To get started, you will need node
+ npm
installed, for this example I am using node 16.16.0
.
Clone the repository and follow the below instructions
git clone https://github.com/josh-tf/graylog-mysql-importer
Edit the .env file and then run with node index.js
Sample .env file
DB_HOST=
DB_USER=
DB_PASS=
DB_NAME=
DB_TABLE=
GRAYLOG_PORT=
GRAYLOG_HOST=
MESSAGE_VERSION=
MESSAGE_HOST=
USE_SHORT_MSG_FIELD=
SHORT_MSG_FIELD=
SHORT_MSG_VALUE=
USE_FULL_MSG_FIELD=
FULL_MSG_FIELD=
LONG_MSG_VALUE=
USE_TIMESTAMP_FIELD=
TIMESTAMP_FIELD=
INCLUDED_FIELDS=
All configuration for the script is done via the .env
file, the sections are detailed below:
MySQL Details
Enter the details for your MySQL server where the current data is stored
DB_HOST = 127.0.0.1
DB_USER = user
DB_PASS = password
DB_NAME = log_history
DB_TABLE = logs
Graylog Details
Enter the details for your TCP GELF input on the Graylog instance, for info on setting up inputs have a look here
GRAYLOG_PORT = 127.0.0.1
GRAYLOG_HOST = 12201
Log Format and Fields
There are multiple paramaters you can configure for your log entries, in the below sections:"

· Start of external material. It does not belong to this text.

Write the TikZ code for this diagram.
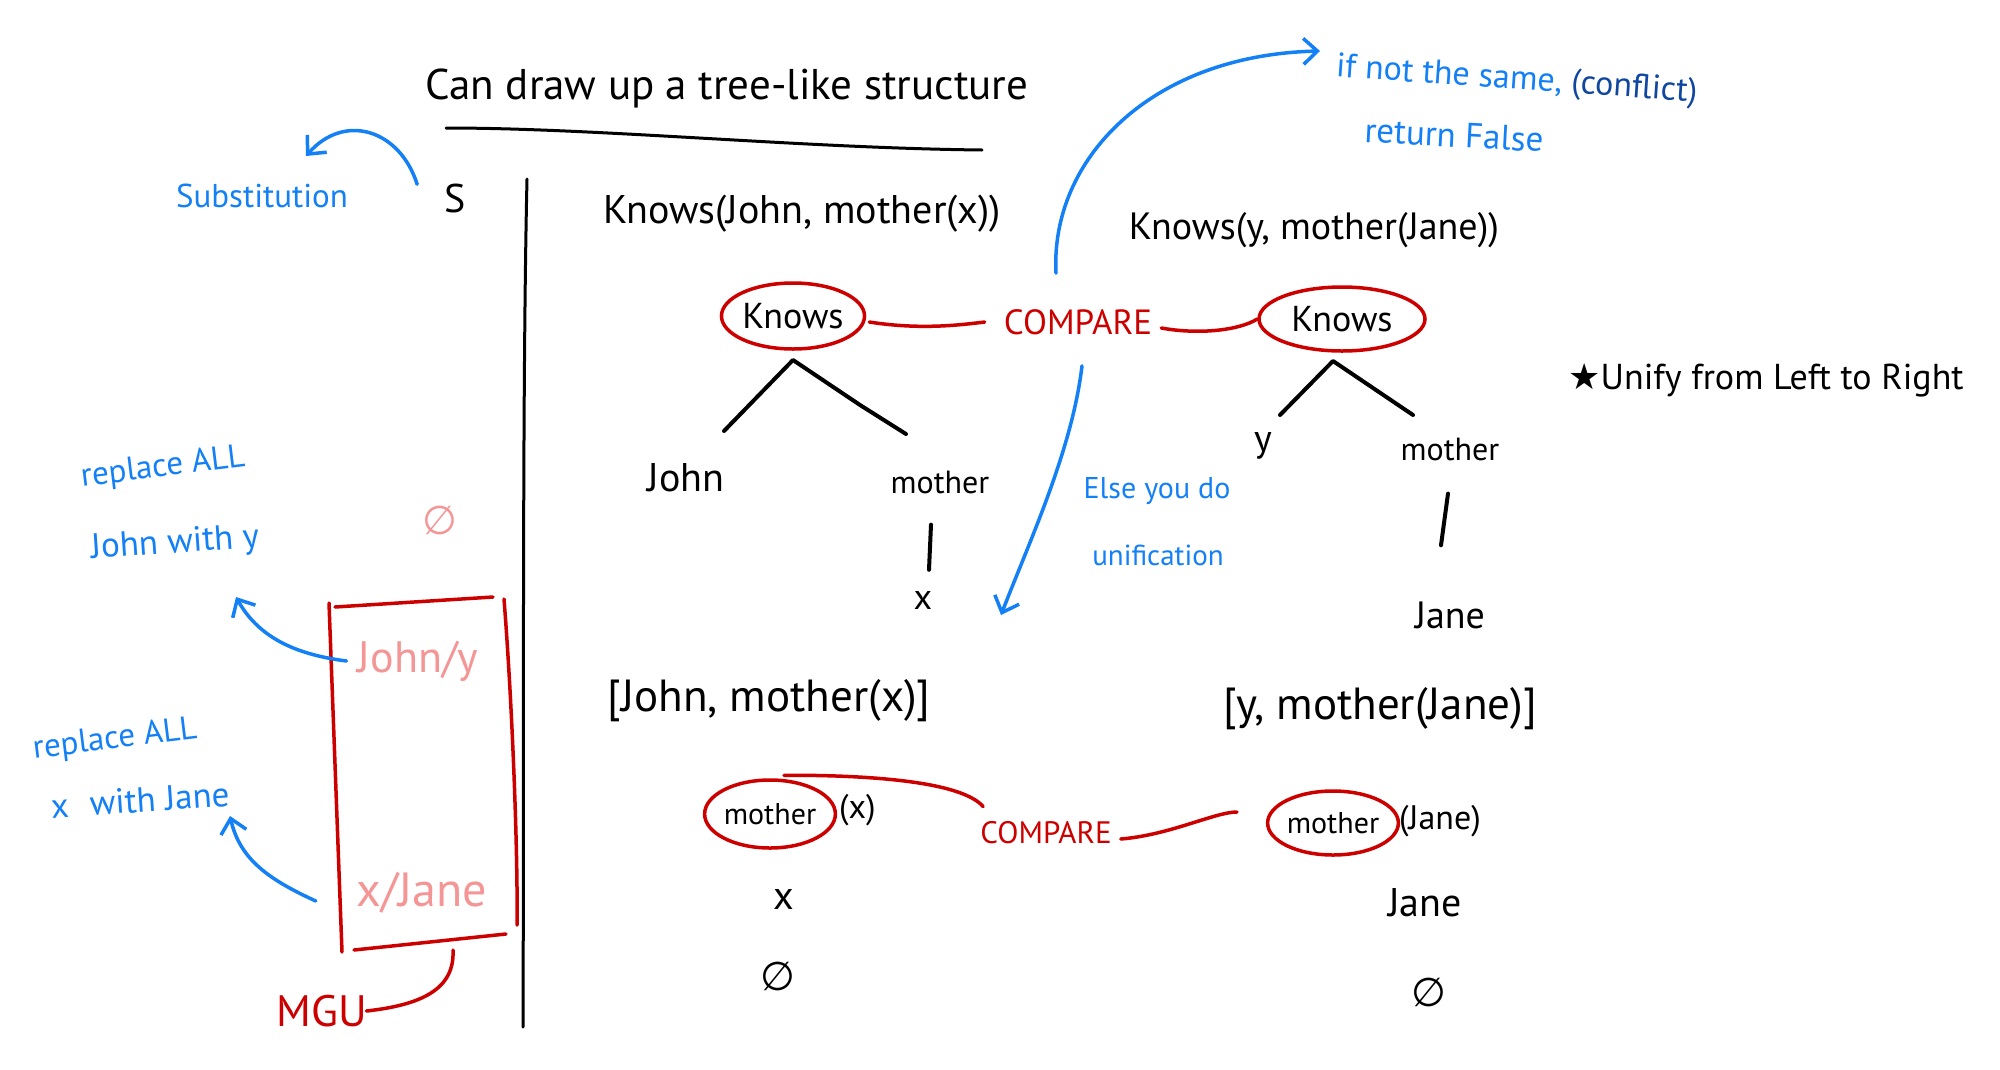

The message version and host (required for GELF format), you can include anything in here, for this example I will include a reference to where the data is coming from.
MESSAGE_VERSION = v1.0
MESSAGE_HOST = "Legacy Import"
GELF message fields
GELF messages require a short message and a long message, you can specify a database field to use or you can specify a fixed value (seen in the full message)
USE_SHORT_MSG_FIELD = true
SHORT_MSG_FIELD = action
SHORT_MSG_VALUE =
USE_FULL_MSG_FIELD = false
FULL_MSG_FIELD =
LONG_MSG_VALUE = "Historical log entry imported from MySQL database"
Timestamp Field
You can include an existing timestamp field from your database, if one is not provided then the messages will default to the current timestamp when they are sent to Graylog.

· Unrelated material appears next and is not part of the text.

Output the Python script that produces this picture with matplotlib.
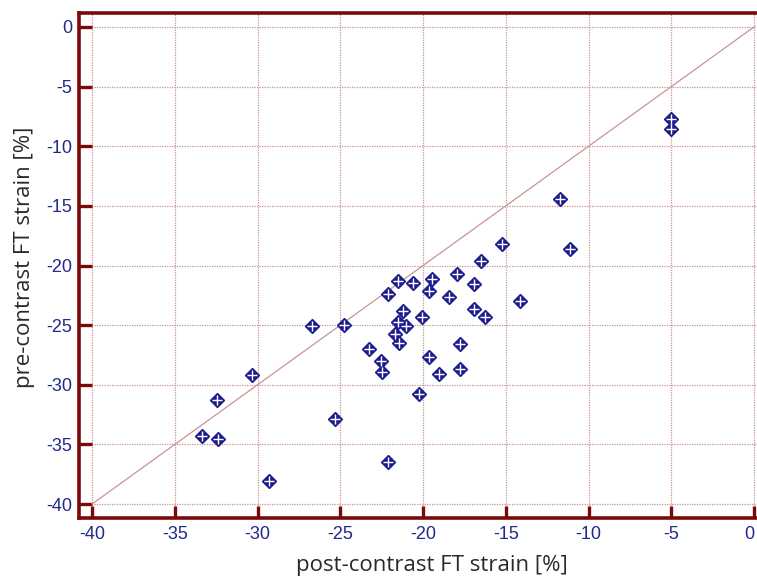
import matplotlib
matplotlib.use("Agg")
import matplotlib.pyplot as plt

post_contrast = [-5.0, -5.0, -11.7, -11.15, -15.25, -14.12, -16.5, -17.93, -16.92, -19.46,
                 -21.49, -20.59, -22.1, -19.66, -18.45, -16.94, -21.19, -16.23, -20.06, -21.49,
                 -21.0, -24.8, -21.67, -21.43, -23.24, -17.78, -19.66, -22.52, -22.48, -17.78,
                 -19.06, -26.71, -30.33, -32.47, -33.34, -32.37, -25.3, -29.3, -22.13, -20.24]
pre_contrast = [-7.7, -8.55, -14.4, -18.6, -18.2, -23.0, -19.65, -20.7, -21.52, -21.13,
                -21.33, -21.44, -22.39, -22.14, -22.64, -23.65, -23.79, -24.35, -24.35, -24.77,
                -25.1, -25.0, -25.77, -26.53, -27.03, -26.56, -27.65, -27.98, -28.96, -28.65,
                -29.12, -25.1, -29.16, -31.31, -34.3, -34.52, -32.9, -38.04, -36.48, -30.8]
identity = [-40, 0]
xticks = [-40, -35, -30, -25, -20, -15, -10, -5, 0]
yticks = [0, -5, -10, -15, -20, -25, -30, -35, -40]

frame_col = "#7a0a0a"
grid_col = "#c79393"
tick_txt = "#1f2a8a"
marker_col = "#1c1c8c"

fig = plt.figure(figsize=(7.57, 5.78), dpi=100)
ax = fig.add_axes([79/757, 1-518/578, (757-79)/757, (518-13)/578])

ax.set_xlim(-40.79, 0.18)
ax.set_ylim(-41.17, 1.17)

ax.set_xticks(xticks)
ax.set_yticks(yticks)
ax.grid(True, color=grid_col, linestyle=(0, (1, 1)), linewidth=0.9)
ax.set_axisbelow(True)

ax.plot(identity, identity, color="#c99494", lw=0.9, zorder=2)

ax.plot(post_contrast, pre_contrast, linestyle="none", marker="D", ms=7.2,
        mfc=marker_col, mec=marker_col, zorder=3)
ax.plot(post_contrast, pre_contrast, linestyle="none", marker="+", ms=6.5,
        mec="white", mew=1.0, zorder=4)

for s in ["left", "bottom", "top"]:
    ax.spines[s].set_color(frame_col)
    ax.spines[s].set_linewidth(2.6)
ax.spines["right"].set_visible(False)

ax.tick_params(axis="both", direction="in", length=9, width=2.4, color=frame_col,
               labelcolor=tick_txt, labelsize=13)
ax.tick_params(axis="x", pad=6)
ax.tick_params(axis="y", pad=5)
ax.set_xticklabels([str(t) for t in xticks])
ax.set_yticklabels([str(t) for t in yticks])
for lab in ax.get_xticklabels() + ax.get_yticklabels():
    lab.set_fontfamily("Liberation Sans")
ax.get_xticklabels()[-1].set_horizontalalignment("right")

fig.text(432/757, 1-566/578, "post-contrast FT strain [%]", ha="center", va="center",
         fontsize=16, color="#2a2a2a", family="Open Sans")
fig.text(25/757, 1-257/578, "pre-contrast FT strain [%]", ha="center", va="center",
         rotation=90, fontsize=16, color="#2a2a2a", family="Open Sans")

fig.savefig("out.png", dpi=100)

NOTE: Depending on how your timestamp is stored in the database, you may need to convert it to unix time and include this in the MySQL query in index.js
For example, if my timestamp field is timestamp
then I may include in my query unix_timestamp(timestamp) as unix_time
then include unix_time
in the TIMESTAMP_FIELD
in the .env
file.
USE_TIMESTAMP_FIELD= true
TIMESTAMP_FIELD= unix_time
Data Fields
Finally, a list of fields to include in your Graylog entry, in the format of newfield:existingfield
for example if we have an id
column in MySQL and I want this stored in Graylog as legacy_id
then I will use the pair legacy_id:id
All fields you wish to include should be added to the .env
entry in the below example format:
INCLUDED_FIELDS= "legacy_id:id data1:data1 action:action source:source"

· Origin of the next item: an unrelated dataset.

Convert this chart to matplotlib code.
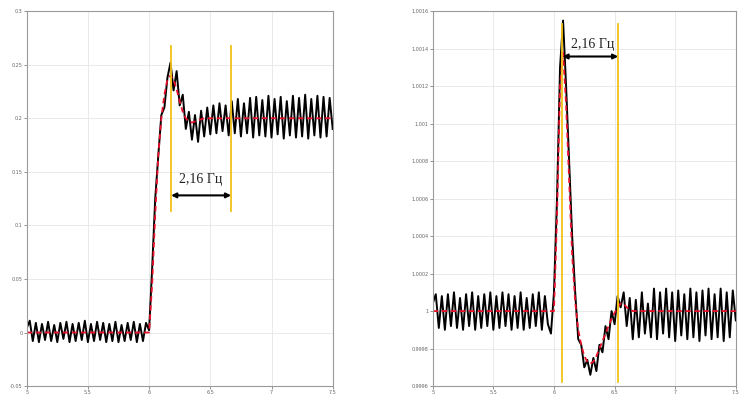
import numpy as np
import matplotlib
matplotlib.use('Agg')
import matplotlib.pyplot as plt

# time axis (step 0.025 s)
t = np.arange(101) * 0.025 + 5.0

# left panel, measured signal
left_signal = [0.004, 0.011, -0.008, 0.009, -0.009, 0.008, -0.007, 0.010, -0.008, 0.007,
               -0.009, 0.009, -0.006, 0.010, -0.009, 0.008, -0.008, 0.009, -0.007, 0.011,
               -0.009, 0.008, -0.008, 0.010, -0.007, 0.009, -0.009, 0.008, -0.008, 0.010,
               -0.009, 0.007, -0.008, 0.009, -0.007, 0.010, -0.009, 0.008, -0.008, 0.009,
               0.002, 0.060, 0.125, 0.165, 0.203, 0.210, 0.238, 0.252, 0.226, 0.244,
               0.212, 0.222, 0.190, 0.206, 0.180, 0.203, 0.178, 0.207, 0.183, 0.210,
               0.185, 0.212, 0.186, 0.214, 0.188, 0.212, 0.184, 0.216, 0.186, 0.218,
               0.183, 0.214, 0.186, 0.219, 0.182, 0.220, 0.184, 0.217, 0.183, 0.221,
               0.182, 0.218, 0.185, 0.220, 0.181, 0.216, 0.184, 0.221, 0.182, 0.219,
               0.183, 0.222, 0.181, 0.218, 0.184, 0.221, 0.182, 0.220, 0.183, 0.219,
               0.190]
# left panel, smoothed curve
left_smooth_t = [5.0, 6.0, 6.025, 6.05, 6.075, 6.1, 6.125, 6.15, 6.175, 6.2, 6.225,
                 6.25, 6.275, 6.3, 6.325, 6.35, 6.4, 6.45, 7.5]
left_smooth_y = [0.0, 0.0, 0.045, 0.11, 0.165, 0.2, 0.222, 0.236, 0.24, 0.236, 0.227,
                 0.216, 0.206, 0.2, 0.197, 0.196, 0.198, 0.2, 0.2]

# right panel, measured signal
right_signal = [1.00004, 1.00009, 0.99991, 1.00008, 0.99990, 1.00009, 0.99992, 1.00010, 0.99991, 1.00007,
                0.99990, 1.00009, 0.99992, 1.00010, 0.99990, 1.00008, 0.99991, 1.00009, 0.99992, 1.00010,
                0.99990, 1.00008, 0.99991, 1.00010, 0.99992, 1.00009, 0.99990, 1.00008, 0.99991, 1.00010,
                0.99990, 1.00007, 0.99991, 1.00009, 0.99992, 1.00010, 0.99990, 1.00008, 0.99993, 0.99988,
                1.00010, 1.00060, 1.00130, 1.00155, 1.00120, 1.00080, 1.00040, 1.00010, 0.99985, 0.99982,
                0.99970, 0.99974, 0.99966, 0.99975, 0.99968, 0.99982, 0.99978, 0.99992, 0.99985, 1.00000,
                0.99993, 1.00008, 1.00002, 1.00010, 0.99992, 1.00007, 0.99985, 1.00006, 0.99986, 1.00010,
                0.99988, 1.00004, 0.99986, 1.00012, 0.99985, 1.00010, 0.99988, 1.00012, 0.99986, 1.00010,
                0.99984, 1.00011, 0.99987, 1.00009, 0.99985, 1.00012, 0.99986, 1.00010, 0.99984, 1.00011,
                0.99987, 1.00012, 0.99985, 1.00009, 0.99986, 1.00012, 0.99984, 1.00010, 0.99986, 1.00011,
                0.99995]
# right panel, smoothed curve
right_smooth_t = [5.0, 6.0, 6.025, 6.05, 6.075, 6.1, 6.125, 6.15, 6.175, 6.2, 6.225, 6.25,
                  6.275, 6.3, 6.325, 6.35, 6.375, 6.4, 6.425, 6.45, 6.475, 6.5, 6.525,
                  6.55, 6.575, 6.6, 6.65, 7.5]
right_smooth_y = [1.0, 1.0, 1.0005, 1.0012, 1.00138, 1.0011, 1.0007, 1.0003, 1.00005, 0.9999,
                  0.99982, 0.99976, 0.99973, 0.99972, 0.99973, 0.99976, 0.9998, 0.99984,
                  0.99988, 0.99992, 0.99996, 0.99999, 1.00002, 1.00004, 1.00004, 1.00002,
                  1.0, 1.0]

xticks = [5, 5.5, 6, 6.5, 7, 7.5]
xlabels = ['5', '5.5', '6', '6.5', '7', '7.5']
left_yticks = [-0.05, 0, 0.05, 0.1, 0.15, 0.2, 0.25, 0.3]
left_ylabels = ['-0.05', '0', '0.05', '0.1', '0.15', '0.2', '0.25', '0.3']
right_yticks = [0.9996, 0.9998, 1.0, 1.0002, 1.0004, 1.0006, 1.0008, 1.001, 1.0012, 1.0014, 1.0016]
right_ylabels = ['0.9996', '0.9998', '1', '1.0002', '1.0004', '1.0006', '1.0008', '1.001',
                 '1.0012', '1.0014', '1.0016']

# markers: yellow lines and arrow
left_marks = [6.18, 6.67]
right_marks = [6.07, 6.53]
freq_label = '2,16 Гц'

fig = plt.figure(figsize=(7.41, 3.98), dpi=100)
ax1 = fig.add_axes([0.036, 0.03, 0.413, 0.942])
ax2 = fig.add_axes([0.584, 0.03, 0.409, 0.942])

gold = '#f2c318'


def style(ax, yticks, ylabels):
    ax.set_xticks(xticks)
    ax.set_xticklabels(xlabels)
    ax.set_yticks(yticks)
    ax.set_yticklabels(ylabels)
    ax.tick_params(labelsize=3.5, colors='#666666', length=2, width=0.5, pad=1)
    ax.grid(True, color='#e6e6e6', linewidth=0.6)
    ax.set_axisbelow(True)
    for s in ax.spines.values():
        s.set_color('#9a9a9a')
        s.set_linewidth(0.8)


ax1.plot(t, left_signal, color='black', lw=1.4)
ax1.plot(left_smooth_t, left_smooth_y, color='#e8102a', lw=1.3, ls=(0, (3, 2)))
ax1.set_xlim(5, 7.5)
ax1.set_ylim(-0.05, 0.3)
style(ax1, left_yticks, left_ylabels)
for m in left_marks:
    ax1.plot([m, m], [0.113, 0.267], color=gold, lw=1.3)
ax1.annotate('', xy=(left_marks[1], 0.128), xytext=(left_marks[0], 0.128),
             arrowprops=dict(arrowstyle='<|-|>', color='black', lw=1.5, mutation_scale=7,
                             shrinkA=0, shrinkB=0))
ax1.text(sum(left_marks) / 2, 0.137, freq_label, family='Liberation Serif', fontsize=10,
         ha='center', va='bottom', color='#222222')

ax2.plot(t, right_signal, color='black', lw=1.4)
ax2.plot(right_smooth_t, right_smooth_y, color='#e8102a', lw=1.3, ls=(0, (3, 2)))
ax2.set_xlim(5, 7.5)
ax2.set_ylim(0.9996, 1.0016)
style(ax2, right_yticks, right_ylabels)
for m in right_marks:
    ax2.plot([m, m], [0.99962, 1.00153], color=gold, lw=1.3)
ax2.annotate('', xy=(right_marks[1], 1.001358), xytext=(right_marks[0], 1.001358),
             arrowprops=dict(arrowstyle='<|-|>', color='black', lw=1.5, mutation_scale=7,
                             shrinkA=0, shrinkB=0))
ax2.text(sum(right_marks) / 2 + 0.02, 1.00139, freq_label, family='Liberation Serif', fontsize=10,
         ha='center', va='bottom', color='#222222')

fig.savefig('out.png', dpi=100)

Lets look at an example source database in the current structure:
id | timestamp | action | data1 | source |
---|---|---|---|---|
1 | 11/01/2022 11:11:03 | ran_search | { query: "test"} | some_system |
2 | 11/01/2022 11:11:02 | logged_in | 123.123.123.123 | some_system |
Lets import this in to Graylog with a GELF format like this:
{
"version": "1.0",
"host": "legacy_import",
"short_message": "logged_in",
"full_message": "Legacy log entry imported via MySQL",
"timestamp": 1385053862.3072,
"source": 1,
"system": "some_system"
"data": "123.123.123.123",
}
Our .env
file will look like this:
DB_HOST = 127.0.0.1
DB_USER = user
DB_PASS = password
DB_NAME = log_history
DB_TABLE = logs
GRAYLOG_PORT = 127.0.0.1
GRAYLOG_HOST = 12201
MESSAGE_VERSION = "1.0"
MESSAGE_HOST = "legacy_import"
USE_SHORT_MSG_FIELD = true
SHORT_MSG_FIELD = action
SHORT_MSG_VALUE =
USE_FULL_MSG_FIELD = false
FULL_MSG_FIELD =
LONG_MSG_VALUE = "Legacy log entry imported via MySQL"
USE_TIMESTAMP_FIELD= true
TIMESTAMP_FIELD= unix_time
- This script is provided as-is but I am happy to help if you run in to trouble, just open a new issue on Github
- You may need to adjust the delay or run the process in batches (using ranges in the query) depending on the size of your dataset and other conditions
- If a field has a blank or null value, GELF won't include it on the log entry however some fields are required (short_message, long_message, etc), if these are not provided then a fallback value is used
- If you are importing a large amount of data and getting memory errors with node, you can try increase the heap size using
node --max-old-space-size=8192 index.js